А. В. был человеком энциклопедических знаний. Просто и доходчиво мог объяснить не только, чем энтропия отличается от энтальпии, но и что имел в виду Гумилев, когда в таком-то стихотворении в таком то году и при таких то обстоятельствах писал об этом и, конечно, вспоминал само стихотворение наизусть. Коллекционером его трудно было назвать. Он собирал вокруг себя, в первую очередь, людей, ну а вещи, которые у него хранились, — это, прежде всего труд, опыт поколений и то, что осталось после их хозяев на земле, поэтому отношение к ним было особенное — он их спасал для будущего. В отличие от других, он подробно рассказывал о своих приобретениях. Вот этот мейсенский фарфор и нефритовые печатки я выменял у наших солдат в Германии на патефонные иголки; а за этим ларцом мне пришлось ездить в Ригу, спасибо другу, прислал телеграмму, что в комиссионке продается; а эти серебряные пояса из Армении, подарок за одну услугу. При мне двое ребят принесли икону и просили дать денег на билет домой. А. В. денег дал, но при этом подробно рассказал, что икона очень старая, старообрядческая. Сделали, скорей всего, липоване Юга Украины. И что инкрустирована она не камушками, а это "русский" речной жемчуг, и вставили его, конечно, позже. Русским он называется потому, что находят в речных моллюсках, обитающих в северных речках, и ценнее, чем японский, искусственно выращенный. Но самое главное, он сказал, что она очень ценная, и они всегда могут приехать и забрать икону назад.

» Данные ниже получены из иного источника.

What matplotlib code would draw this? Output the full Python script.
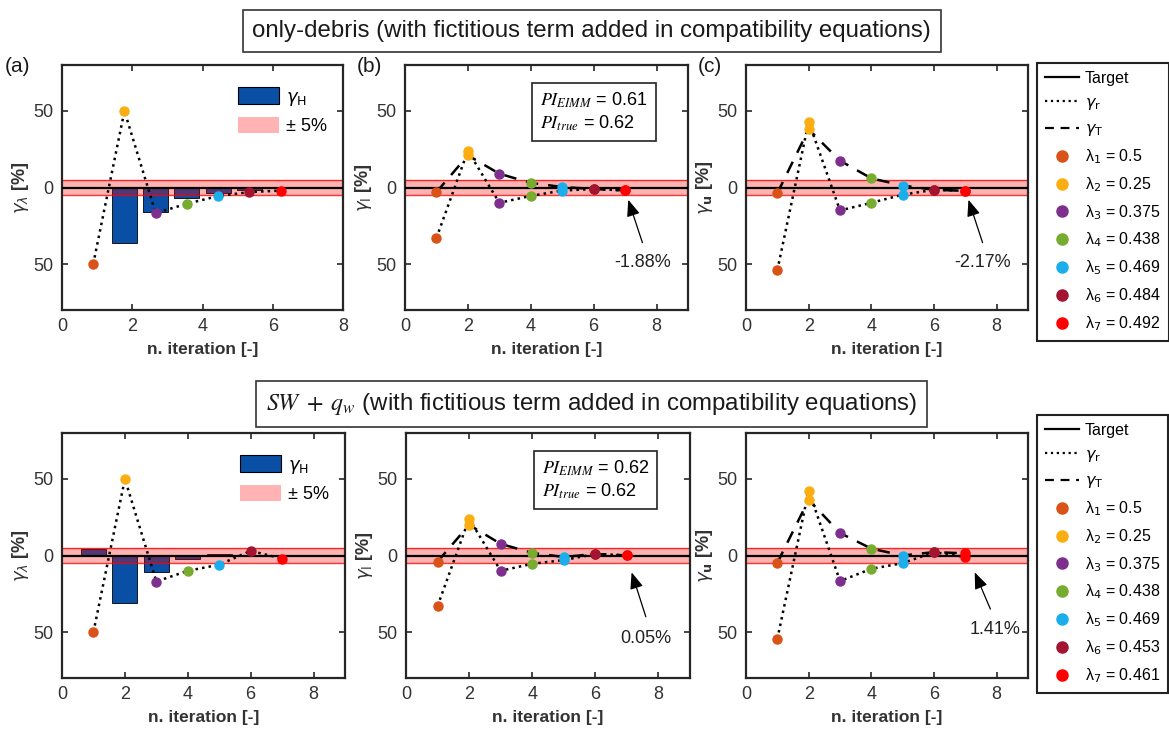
"""
Convergence des itérations EIMM : écarts gamma par itération pour deux cas
(only-debris et SW + q_w), avec bande de tolérance ±5 %.
Sortie : out.png
"""

import matplotlib
matplotlib.use("Agg")
import matplotlib.pyplot as plt
import numpy as np
from matplotlib.lines import Line2D
from matplotlib.patches import Patch

plt.rcParams["font.family"] = ["Liberation Sans", "DejaVu Sans"]
plt.rcParams["mathtext.fontset"] = "dejavusans"

# --- données -------------------------------------------------------------
ITER = [1, 2, 3, 4, 5, 6, 7]
LAM_COLORS = ["#D95319", "#FBAD12", "#7E2F8E", "#77AC30", "#1BAEEA", "#A2142F", "#FF0000"]
LAM_TOP = ["0.5", "0.25", "0.375", "0.438", "0.469", "0.484", "0.492"]
LAM_BOT = ["0.5", "0.25", "0.375", "0.438", "0.469", "0.453", "0.461"]

# ligne du haut : only-debris
GL_TOP = [-50, 50, -16.7, -10.6, -5.6, -3, -2]          # gamma_lambda
GH_TOP_X = [2, 3, 4, 5, 6, 7]
GH_TOP = [-36, -16, -7, -3.5, -1.5, -0.5]               # gamma_H (barres)
GT_I_TOP = [-3, 21, 9, 3, 0.3, -1, -1.88]
GR_I_TOP = [-33, 24, -10, -5.5, -2, -1, -1.88]
GT_U_TOP = [-3.7, 38, 17.5, 6, 1.3, -1.5, -2.17]
GR_U_TOP = [-54, 43, -15, -10, -4.7, -1.5, -2.17]
PI_TOP = ("0.61", "0.62")

# ligne du bas : SW + q_w
GL_BOT = [-50, 50, -17, -10, -6, 3, -2]
GH_BOT_X = [1, 2, 3, 4, 5, 6, 7]
GH_BOT = [4.5, -31, -11, -2.6, 1.3, 0.5, -0.3]
GT_I_BOT = [-4, 20, 7.6, 1.7, -1, 1, 0.05]
GR_I_BOT = [-33, 24, -10, -5.4, -3, 1, 0.05]
GT_U_BOT = [-4.8, 36.4, 14.7, 4.5, 0, 2.2, 1.41]
GR_U_BOT = [-54.5, 42.4, -16.7, -8.7, -5, 2.2, -1.0]
PI_BOT = ("0.62", "0.62")

W, H = 1169, 733
FRAME = "#262626"
MS = 6.5


def px_axes(fig, x0, y0, x1, y1):
    return fig.add_axes([x0 / W, 1 - y1 / H, (x1 - x0) / W, (y1 - y0) / H])


def style(ax, ylabel, stretched=False):
    ax.set_ylim(-80, 80)
    ax.set_xlim(0, 9)
    if stretched:
        ax.set_xticks(np.linspace(0, 9, 5))
    else:
        ax.set_xticks([0, 2, 4, 6, 8])
    ax.set_xticklabels(["0", "2", "4", "6", "8"])
    ax.set_yticks([-50, 0, 50])
    ax.set_yticklabels(["50", "0", "50"])
    ax.tick_params(direction="in", top=True, right=True, labelsize=13,
                   colors=FRAME, length=4, width=1.2, pad=6)
    ax.tick_params(labelcolor="#333333")
    for s in ax.spines.values():
        s.set_linewidth(1.6)
        s.set_color(FRAME)
    ax.set_xlabel("n. iteration [-]", fontsize=12.5, fontweight="bold",
                  color="#333333", labelpad=5)
    ax.set_ylabel(ylabel, fontsize=13, fontweight="bold", color="#333333", labelpad=2)
    # cible et bande ±5 %
    ax.axhspan(-5, 5, color="red", alpha=0.3, lw=0, zorder=2)
    ax.axhline(5, color="red", lw=1.0, alpha=0.8, zorder=2)
    ax.axhline(-5, color="red", lw=1.0, alpha=0.8, zorder=2)
    ax.axhline(0, color="black", lw=1.6, zorder=3)


def dots(ax, xs, ys):
    for x, y, c in zip(xs, ys, LAM_COLORS):
        ax.plot(x, y, "o", color=c, ms=MS, mec=c, zorder=5)


def panel_lambda(ax, gl, hx, gh, stretched=False):
    ax.bar(hx, gh, width=0.8, color="#0A4FA6", edgecolor="black", lw=0.6, zorder=1)
    style(ax, r"$\gamma_\lambda$ [%]", stretched=stretched)
    ax.plot(ITER, gl, ":", color="black", lw=1.8, zorder=4)
    dots(ax, ITER, gl)
    ax.legend(handles=[Patch(facecolor="#0A4FA6", edgecolor="black", lw=0.8),
                       Patch(facecolor="#FFB3B3", edgecolor="none")],
              labels=[r"$\gamma_\mathrm{H}$", "± 5%"], loc="upper right",
              bbox_to_anchor=(1.0, 0.975), frameon=False, fontsize=13,
              handlelength=2.3, handleheight=1.0, handletextpad=0.35,
              labelspacing=0.5)


def panel_gamma(ax, ylabel, gT, gr, note, note_xy, arrow_from, arrow_to, pi):
    style(ax, ylabel)
    ax.plot(ITER, gT, color="black", lw=1.8, dashes=(5, 4), zorder=4)
    ax.plot(ITER, gr, ":", color="black", lw=1.8, zorder=4)
    dots(ax, ITER, gT)
    dots(ax, ITER, gr)
    ax.annotate("", xy=arrow_to, xytext=arrow_from,
                arrowprops=dict(arrowstyle="-|>,head_length=1.0,head_width=0.4",
                                color="black", lw=0.9, shrinkA=0, shrinkB=0),
                zorder=6)
    ax.text(*note_xy, note, fontsize=13, ha="center", va="center", color="#222222")
    if pi is not None:
        ax.text(4.3, 49.5, rf"$PI_{{EIMM}}$ = {pi[0]}" + "\n" + rf"$PI_{{true}}$ = {pi[1]}",
                fontsize=13, va="center", ha="left", math_fontfamily="stix",
                linespacing=1.2, zorder=7,
                bbox=dict(boxstyle="square,pad=0.45", fc="white", ec="#222222", lw=1.2))


def side_legend(fig, y_top, lam_vals):
    handles = [Line2D([], [], color="black", lw=1.6),
               Line2D([], [], color="black", lw=1.6, ls=":"),
               Line2D([], [], color="black", lw=1.6, dashes=(4, 3))]
    labels = ["Target", r"$\gamma_\mathrm{r}$", r"$\gamma_\mathrm{T}$"]
    for i, (c, v) in enumerate(zip(LAM_COLORS, lam_vals)):
        handles.append(Line2D([], [], ls="none", marker="o", ms=8, color=c))
        labels.append(f"λ$_{i + 1}$ = {v}")
    leg = fig.legend(handles, labels, loc="upper left",
                     bbox_to_anchor=(1037 / W, 1 - y_top / H), borderaxespad=0,
                     fontsize=11.5, handlelength=2.1, handletextpad=0.4,
                     labelspacing=0.57, borderpad=0.5, fancybox=False,
                     edgecolor="#222222", framealpha=1)
    leg.get_frame().set_linewidth(1.5)


def title_box(fig, y, text, **kw):
    fig.text(0.506, 1 - y / H, text, ha="center", va="center", fontsize=17.3,
             color="#1a1a1a",
             bbox=dict(boxstyle="square,pad=0.4", fc="white", ec="#333333", lw=1.2), **kw)


def main() -> None:
    fig = plt.figure(figsize=(W / 100, H / 100), dpi=100)

    # ligne du haut
    ax = px_axes(fig, 62, 65, 343, 310)
    panel_lambda(ax, GL_TOP, GH_TOP_X, GH_TOP, stretched=True)

    ax = px_axes(fig, 405, 65, 688, 310)
    panel_gamma(ax, r"$\gamma_\mathrm{l}$ [%]", GT_I_TOP, GR_I_TOP, "-1.88%",
                (7.55, -49), (7.55, -36), (7.1, -8), PI_TOP)

    ax = px_axes(fig, 746, 65, 1028, 310)
    panel_gamma(ax, r"$\gamma_\mathbf{u}$ [%]", GT_U_TOP, GR_U_TOP, "-2.17%",
                (7.55, -49), (7.55, -36), (7.1, -8), None)

    # ligne du bas
    ax = px_axes(fig, 62, 433, 345, 678)
    panel_lambda(ax, GL_BOT, GH_BOT_X, GH_BOT)

    ax = px_axes(fig, 406, 433, 690, 678)
    panel_gamma(ax, r"$\gamma_\mathrm{l}$ [%]", GT_I_BOT, GR_I_BOT, "0.05%",
                (7.6, -54), (7.6, -40), (7.15, -11), PI_BOT)

    ax = px_axes(fig, 746, 433, 1028, 678)
    panel_gamma(ax, r"$\gamma_\mathbf{u}$ [%]", GT_U_BOT, GR_U_BOT, "1.41%",
                (7.95, -48), (7.8, -35), (7.3, -11), None)

    side_legend(fig, 63, LAM_TOP)
    side_legend(fig, 415, LAM_BOT)

    title_box(fig, 31, "only-debris (with fictitious term added in compatibility equations)")
    title_box(fig, 404, r"$SW\;+\;q_w$ (with fictitious term added in compatibility equations)",
              math_fontfamily="stix")

    for lab, x in (("(a)", 5), ("(b)", 357), ("(c)", 698)):
        fig.text(x / W, 1 - 66 / H, lab, fontsize=15, va="center", ha="left", color="#1a1a1a")

    fig.savefig("out.png", dpi=100)


if __name__ == "__main__":
    main()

А. В. был необычайно деликатным и скромным. В гостях и шумных застольях из него и слова нельзя было вытянуть. Но если собиралась небольшая приятельская компания, и до него доходила очередь рассказать историю, то даже Зяма Гердт, непревзойденный рассказчик, слушал его разинув рот, несмотря на его тихий дрожащий голос.
Людмила САУЛЕНКО
БЛЕЩУНОВ И МУЗЕЙ
С самого начала, еще до личного знакомства, для меня оказались связаны эти понятия — "Блещунов" и "музей". Вначале потому, что в те глубоко семидесятые годы теперь уже прошлого века к нам на Пушкинскую, 9, в Музей западного и восточного искусства постоянно заходили "люди с улицы". Официально они именовались собирательным термином "владелец". Это те, кто предлагал музею что-то купить. Чаще всего это "что-то" приносилось в свертках, кульках, авоськах, карманах; реже предлагалось посмотреть "ну очень красивую картину", якобы доставшуюся в наследство от покойной прабабушки-дворянки (правда, не всегда было ясно, чьей). В общем, обычный музейный "самотек": законные наследники, случайные владельцы, мелкие самодеятельные перекупщики, откровенно темные личности с рассказами о каких-то мифических чердаках заброшенных домов, где была случайно обнаружена та или иная вещь — чаще всего икона. Приходили, как правило, в научную часть музея, благо "в те баснословные года", говоря словами классика русской поэзии, все "части", как то: научная, хозяйственная, административная помещались в одном помещении — большом зале первого этажа, возле музейной кассы, там, где ныне первый выставочный зал.
В музее уже с десяток лет шел ремонт, и научная мысль в форме сугубо устных и, разумеется, безвозмездных консультаций, экспертных оценок, рекомендаций и пр. протекала на глазах у всего коллектива. Обычно "несунов" сразу же отправляли к Олегу Аркадьевичу Соколову, которому достаточно было взгляда на вещь, чтобы определить, что собой представляет предлагаемый предмет и какова его стоимость на антикварном рынке. Хорошим глазом (в этом музейном жаргонизме слились опыт, вкус, память, интуиция и еще многое) обладал и тогдашний главный хранитель Вениамин Николаевич Млынчик, подключавшийся в серьезных случаях. В случаях самых серьезных апеллировали к директору, Неле Григорьевне Луцкевич. Неля Григорьевна кроме академического образования, художественной эрудиции и музейного опыта славилась еще предельной осторожностью оценок и принципиальной экономией музейных денежных средств. А что еще было делать директору, не имевшему права потратить копейку без согласования с финотделами, комиссиями и прочая, и прочая, и прочая?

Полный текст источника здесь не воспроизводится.